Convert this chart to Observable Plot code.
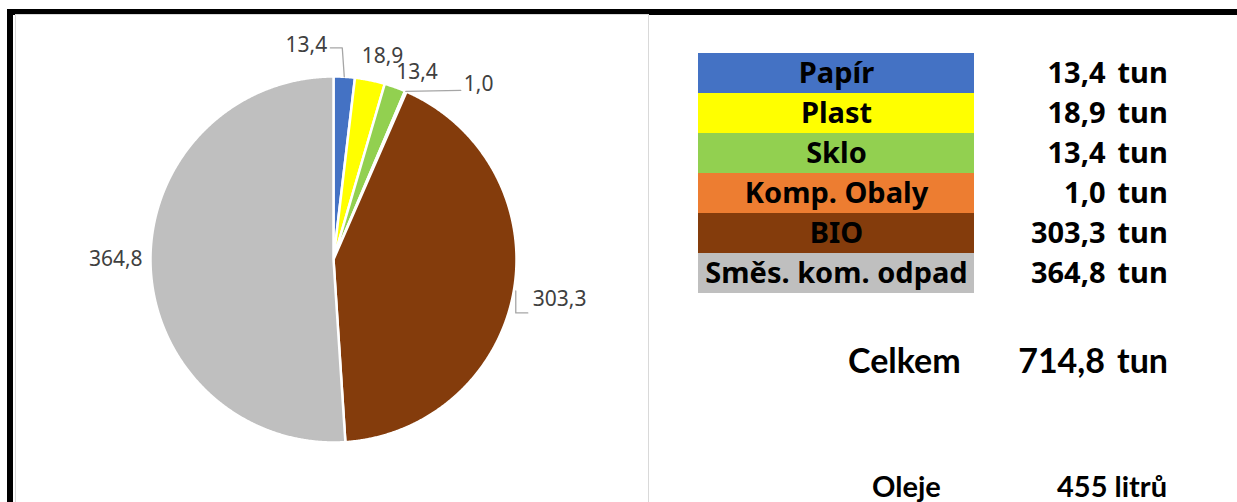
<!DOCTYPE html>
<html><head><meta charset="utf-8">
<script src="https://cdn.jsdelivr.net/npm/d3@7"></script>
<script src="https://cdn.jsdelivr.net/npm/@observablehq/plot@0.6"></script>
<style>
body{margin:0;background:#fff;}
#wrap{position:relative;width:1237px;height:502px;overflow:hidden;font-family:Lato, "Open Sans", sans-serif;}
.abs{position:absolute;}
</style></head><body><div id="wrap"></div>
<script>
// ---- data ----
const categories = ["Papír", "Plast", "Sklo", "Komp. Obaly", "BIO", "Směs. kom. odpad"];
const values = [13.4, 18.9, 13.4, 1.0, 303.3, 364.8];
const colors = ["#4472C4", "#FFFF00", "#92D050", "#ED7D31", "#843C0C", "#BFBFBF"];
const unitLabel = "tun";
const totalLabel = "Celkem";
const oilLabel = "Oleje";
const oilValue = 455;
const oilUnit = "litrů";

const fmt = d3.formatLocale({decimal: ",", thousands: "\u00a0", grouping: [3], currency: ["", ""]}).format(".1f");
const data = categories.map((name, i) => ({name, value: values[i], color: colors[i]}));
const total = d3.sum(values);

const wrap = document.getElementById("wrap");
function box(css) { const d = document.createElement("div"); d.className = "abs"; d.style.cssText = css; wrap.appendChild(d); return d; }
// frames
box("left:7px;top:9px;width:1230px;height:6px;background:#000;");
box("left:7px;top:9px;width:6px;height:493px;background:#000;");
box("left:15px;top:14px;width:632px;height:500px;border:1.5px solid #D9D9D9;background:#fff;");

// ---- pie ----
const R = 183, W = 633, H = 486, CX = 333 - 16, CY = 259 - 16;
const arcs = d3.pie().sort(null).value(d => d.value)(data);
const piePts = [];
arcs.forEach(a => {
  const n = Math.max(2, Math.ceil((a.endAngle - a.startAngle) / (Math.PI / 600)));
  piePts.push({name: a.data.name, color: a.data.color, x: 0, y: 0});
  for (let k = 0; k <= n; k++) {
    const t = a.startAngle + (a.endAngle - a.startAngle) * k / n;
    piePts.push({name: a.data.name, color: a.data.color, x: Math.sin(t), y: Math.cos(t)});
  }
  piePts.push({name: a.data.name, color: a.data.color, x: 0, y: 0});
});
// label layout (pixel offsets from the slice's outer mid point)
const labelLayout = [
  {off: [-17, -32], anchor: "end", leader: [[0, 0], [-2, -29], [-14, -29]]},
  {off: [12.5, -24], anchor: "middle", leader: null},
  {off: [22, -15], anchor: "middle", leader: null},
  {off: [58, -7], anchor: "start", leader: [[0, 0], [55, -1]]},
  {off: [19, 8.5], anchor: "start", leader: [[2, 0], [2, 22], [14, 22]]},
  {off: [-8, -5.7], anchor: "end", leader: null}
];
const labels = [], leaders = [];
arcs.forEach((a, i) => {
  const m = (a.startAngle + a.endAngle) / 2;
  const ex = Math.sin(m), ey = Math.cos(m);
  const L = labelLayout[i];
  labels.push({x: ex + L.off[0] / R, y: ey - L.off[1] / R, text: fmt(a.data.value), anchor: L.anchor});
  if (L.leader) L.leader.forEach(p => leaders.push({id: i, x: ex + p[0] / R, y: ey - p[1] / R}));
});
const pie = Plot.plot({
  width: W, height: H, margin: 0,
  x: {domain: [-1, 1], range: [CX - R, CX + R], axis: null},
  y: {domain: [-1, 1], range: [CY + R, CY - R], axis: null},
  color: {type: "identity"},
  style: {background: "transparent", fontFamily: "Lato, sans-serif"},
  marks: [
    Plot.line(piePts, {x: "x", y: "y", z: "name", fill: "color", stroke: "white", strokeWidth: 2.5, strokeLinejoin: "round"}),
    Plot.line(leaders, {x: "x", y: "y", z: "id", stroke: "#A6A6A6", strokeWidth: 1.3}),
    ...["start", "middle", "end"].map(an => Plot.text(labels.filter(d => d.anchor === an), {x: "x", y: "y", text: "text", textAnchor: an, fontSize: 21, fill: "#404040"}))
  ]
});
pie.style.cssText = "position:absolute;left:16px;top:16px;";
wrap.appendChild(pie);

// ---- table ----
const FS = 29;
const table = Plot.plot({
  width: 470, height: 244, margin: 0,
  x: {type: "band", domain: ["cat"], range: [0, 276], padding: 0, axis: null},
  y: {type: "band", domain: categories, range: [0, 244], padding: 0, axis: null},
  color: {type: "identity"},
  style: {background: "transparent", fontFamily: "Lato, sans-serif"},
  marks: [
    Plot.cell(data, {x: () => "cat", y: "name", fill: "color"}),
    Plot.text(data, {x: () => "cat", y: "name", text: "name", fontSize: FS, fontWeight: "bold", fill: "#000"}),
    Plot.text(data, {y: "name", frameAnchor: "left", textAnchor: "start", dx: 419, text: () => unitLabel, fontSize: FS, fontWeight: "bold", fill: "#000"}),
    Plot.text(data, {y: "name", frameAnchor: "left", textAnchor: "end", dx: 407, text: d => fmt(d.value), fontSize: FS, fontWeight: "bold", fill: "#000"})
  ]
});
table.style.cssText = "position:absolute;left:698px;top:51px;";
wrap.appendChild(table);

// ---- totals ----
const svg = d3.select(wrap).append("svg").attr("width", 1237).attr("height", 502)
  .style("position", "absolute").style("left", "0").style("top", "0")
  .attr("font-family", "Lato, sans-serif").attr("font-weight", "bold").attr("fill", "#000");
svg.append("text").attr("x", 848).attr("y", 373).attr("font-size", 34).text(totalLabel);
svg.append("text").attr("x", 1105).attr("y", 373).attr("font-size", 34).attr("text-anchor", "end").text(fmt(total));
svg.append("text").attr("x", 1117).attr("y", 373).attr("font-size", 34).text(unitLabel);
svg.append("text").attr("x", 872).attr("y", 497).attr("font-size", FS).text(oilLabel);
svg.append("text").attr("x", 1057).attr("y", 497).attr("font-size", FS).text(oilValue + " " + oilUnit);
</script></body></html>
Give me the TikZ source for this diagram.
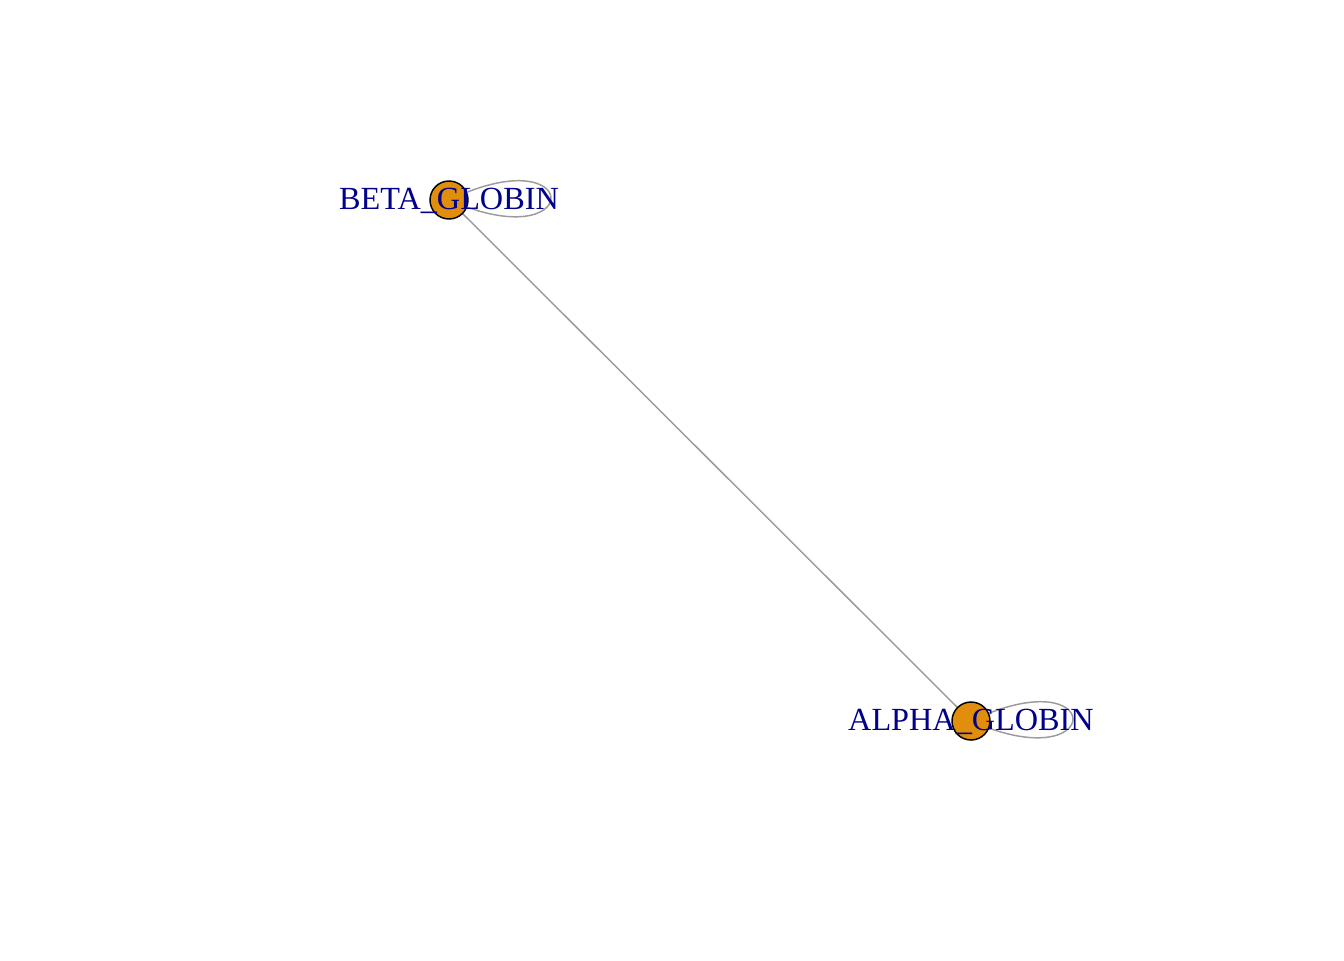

━━━━━━━━━━━━━━━━

— EXERCISE —
Go through the listing above and write it all out exactly, leaving out any picture.

— ANSWER TO THE PROBLEM —
Convert this chart to Observable Plot code.
<!DOCTYPE html>
<html><head><meta charset="utf-8">
<script src="https://cdn.jsdelivr.net/npm/d3@7"></script>
<script src="https://cdn.jsdelivr.net/npm/@observablehq/plot@0.6"></script>
<style>
body{margin:0;background:#fff;}
#wrap{position:relative;width:1237px;height:502px;overflow:hidden;font-family:Lato, "Open Sans", sans-serif;}
.abs{position:absolute;}
</style></head><body><div id="wrap"></div>
<script>
// ---- data ----
const categories = ["Papír", "Plast", "Sklo", "Komp. Obaly", "BIO", "Směs. kom. odpad"];
const values = [13.4, 18.9, 13.4, 1.0, 303.3, 364.8];
const colors = ["#4472C4", "#FFFF00", "#92D050", "#ED7D31", "#843C0C", "#BFBFBF"];
const unitLabel = "tun";
const totalLabel = "Celkem";
const oilLabel = "Oleje";
const oilValue = 455;
const oilUnit = "litrů";

const fmt = d3.formatLocale({decimal: ",", thousands: "\u00a0", grouping: [3], currency: ["", ""]}).format(".1f");
const data = categories.map((name, i) => ({name, value: values[i], color: colors[i]}));
const total = d3.sum(values);

const wrap = document.getElementById("wrap");
function box(css) { const d = document.createElement("div"); d.className = "abs"; d.style.cssText = css; wrap.appendChild(d); return d; }
// frames
box("left:7px;top:9px;width:1230px;height:6px;background:#000;");
box("left:7px;top:9px;width:6px;height:493px;background:#000;");
box("left:15px;top:14px;width:632px;height:500px;border:1.5px solid #D9D9D9;background:#fff;");

// ---- pie ----
const R = 183, W = 633, H = 486, CX = 333 - 16, CY = 259 - 16;
const arcs = d3.pie().sort(null).value(d => d.value)(data);
const piePts = [];
arcs.forEach(a => {
  const n = Math.max(2, Math.ceil((a.endAngle - a.startAngle) / (Math.PI / 600)));
  piePts.push({name: a.data.name, color: a.data.color, x: 0, y: 0});
  for (let k = 0; k <= n; k++) {
    const t = a.startAngle + (a.endAngle - a.startAngle) * k / n;
    piePts.push({name: a.data.name, color: a.data.color, x: Math.sin(t), y: Math.cos(t)});
  }
  piePts.push({name: a.data.name, color: a.data.color, x: 0, y: 0});
});
// label layout (pixel offsets from the slice's outer mid point)
const labelLayout = [
  {off: [-17, -32], anchor: "end", leader: [[0, 0], [-2, -29], [-14, -29]]},
  {off: [12.5, -24], anchor: "middle", leader: null},
  {off: [22, -15], anchor: "middle", leader: null},
  {off: [58, -7], anchor: "start", leader: [[0, 0], [55, -1]]},
  {off: [19, 8.5], anchor: "start", leader: [[2, 0], [2, 22], [14, 22]]},
  {off: [-8, -5.7], anchor: "end", leader: null}
];
const labels = [], leaders = [];
arcs.forEach((a, i) => {
  const m = (a.startAngle + a.endAngle) / 2;
  const ex = Math.sin(m), ey = Math.cos(m);
  const L = labelLayout[i];
  labels.push({x: ex + L.off[0] / R, y: ey - L.off[1] / R, text: fmt(a.data.value), anchor: L.anchor});
  if (L.leader) L.leader.forEach(p => leaders.push({id: i, x: ex + p[0] / R, y: ey - p[1] / R}));
});
const pie = Plot.plot({
  width: W, height: H, margin: 0,
  x: {domain: [-1, 1], range: [CX - R, CX + R], axis: null},
  y: {domain: [-1, 1], range: [CY + R, CY - R], axis: null},
  color: {type: "identity"},
  style: {background: "transparent", fontFamily: "Lato, sans-serif"},
  marks: [
    Plot.line(piePts, {x: "x", y: "y", z: "name", fill: "color", stroke: "white", strokeWidth: 2.5, strokeLinejoin: "round"}),
    Plot.line(leaders, {x: "x", y: "y", z: "id", stroke: "#A6A6A6", strokeWidth: 1.3}),
    ...["start", "middle", "end"].map(an => Plot.text(labels.filter(d => d.anchor === an), {x: "x", y: "y", text: "text", textAnchor: an, fontSize: 21, fill: "#404040"}))
  ]
});
pie.style.cssText = "position:absolute;left:16px;top:16px;";
wrap.appendChild(pie);

// ---- table ----
const FS = 29;
const table = Plot.plot({
  width: 470, height: 244, margin: 0,
  x: {type: "band", domain: ["cat"], range: [0, 276], padding: 0, axis: null},
  y: {type: "band", domain: categories, range: [0, 244], padding: 0, axis: null},
  color: {type: "identity"},
  style: {background: "transparent", fontFamily: "Lato, sans-serif"},
  marks: [
    Plot.cell(data, {x: () => "cat", y: "name", fill: "color"}),
    Plot.text(data, {x: () => "cat", y: "name", text: "name", fontSize: FS, fontWeight: "bold", fill: "#000"}),
    Plot.text(data, {y: "name", frameAnchor: "left", textAnchor: "start", dx: 419, text: () => unitLabel, fontSize: FS, fontWeight: "bold", fill: "#000"}),
    Plot.text(data, {y: "name", frameAnchor: "left", textAnchor: "end", dx: 407, text: d => fmt(d.value), fontSize: FS, fontWeight: "bold", fill: "#000"})
  ]
});
table.style.cssText = "position:absolute;left:698px;top:51px;";
wrap.appendChild(table);

// ---- totals ----
const svg = d3.select(wrap).append("svg").attr("width", 1237).attr("height", 502)
  .style("position", "absolute").style("left", "0").style("top", "0")
  .attr("font-family", "Lato, sans-serif").attr("font-weight", "bold").attr("fill", "#000");
svg.append("text").attr("x", 848).attr("y", 373).attr("font-size", 34).text(totalLabel);
svg.append("text").attr("x", 1105).attr("y", 373).attr("font-size", 34).attr("text-anchor", "end").text(fmt(total));
svg.append("text").attr("x", 1117).attr("y", 373).attr("font-size", 34).text(unitLabel);
svg.append("text").attr("x", 872).attr("y", 497).attr("font-size", FS).text(oilLabel);
svg.append("text").attr("x", 1057).attr("y", 497).attr("font-size", FS).text(oilValue + " " + oilUnit);
</script></body></html>
Give me the TikZ source for this diagram.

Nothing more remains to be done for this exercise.